16 Mart 1988 günü Halepçe’de Kürtlere yönelik bir katliam yaşandı. Dönemin Saddam yönetimi, tarafından kimyasal ve biyolojik silahlar kullanılarak çoğunluğu Kürt olan kadın, çocuk, yaşlı, genç 5 bini aşkın Halepçeli katledildi.
Saddam diktatörlüğü altındaki Irak sınırları içinde bulunan bugünkü Kürdistan Federal Yönetimi altındaki topraklarda gerçekleştirilen katliam insanlık tarihinin utanç sayfalarından biri olarak yer almaktadır.
Kürtlerin ulusal hak eşitliği taleplerini birçok kez silah kullanarak bastırmak isteyen Saddam yönetimi, vahşi bir yönteme başvurmuştur. Saddam, ulusal hak taleplerini bastırmak için emperyalist ülkelerden elde ettiği anlaşılan kimyasal ve biyolojik silahlar kullanarak insanlık tarihine bir katliamcı olarak geçti.

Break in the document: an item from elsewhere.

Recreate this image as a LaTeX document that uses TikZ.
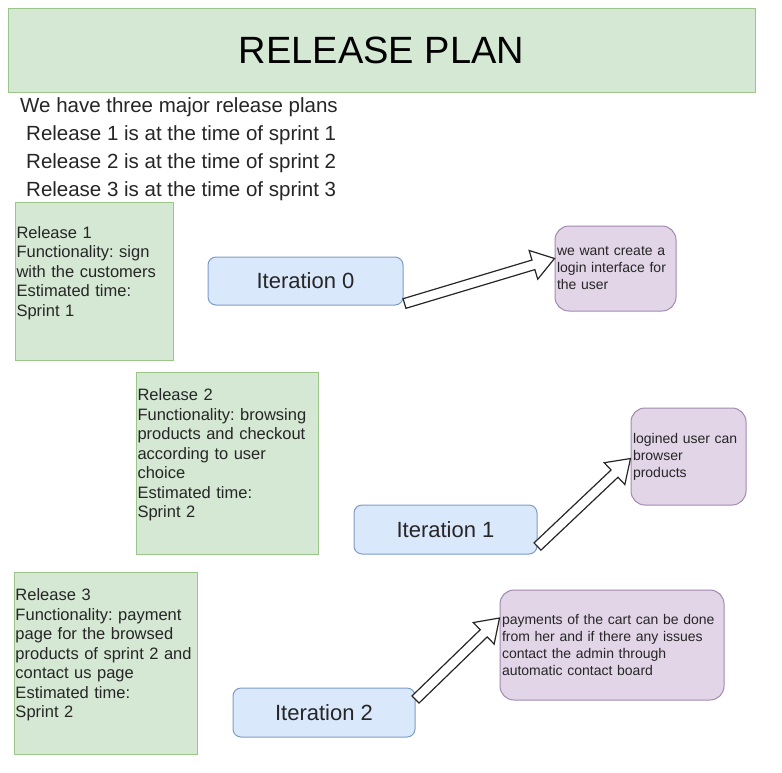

Üzerlerinden on yıllar geçmiş olmasına rağmen Beyazıt, Halepçe, Ümraniye ve Gazi katliamları hafızalarımızdaki tazeliğini bugün de korumakta ve acılarımıza yenileri eklenmeye devam etmektedir. Halepçe katliamını gerçekleştiren Saddam’la bugün iktidarda olanların amaçları aynıdır. Saddam’ın Halepçe katliamı ile “çöktürme” planını uygulayan zihniyetle arasında bir fark yoktur. Başur’da Kürt halkını hedef alan katliamda, dönemin Saddam Hüseyin rejimi 5 binden fazla çocuk, kadın ve erkeği kimyasal silahlarla acımasızca katletmiştir. Tüm dünyanın gözleri önünde yaşanan bu katliama sessiz kalan, bu vahşeti seyreden devletler de katliamdan en az Saddam Hüseyin rejimi kadar sorumludur. Yeni katliamlara meydan vermemek için, adalet, barış ve özgürlüğün hâkim olduğu bir dünya yaratma mücadelemizi kararlılıkla sürdürmeye devam edecek, yaşanan bu katliamları unutmayacak, unutturmayacağız!
Emekten, barıştan, demokrasiden ve özgürlükten yana saf tutanlar, dayanışmanın gücüyle bu acıların bir daha yaşanmasını önüne geçebileceğimize inanıyoruz. Halklar, birbirinin düşmanı değil dermanıdır.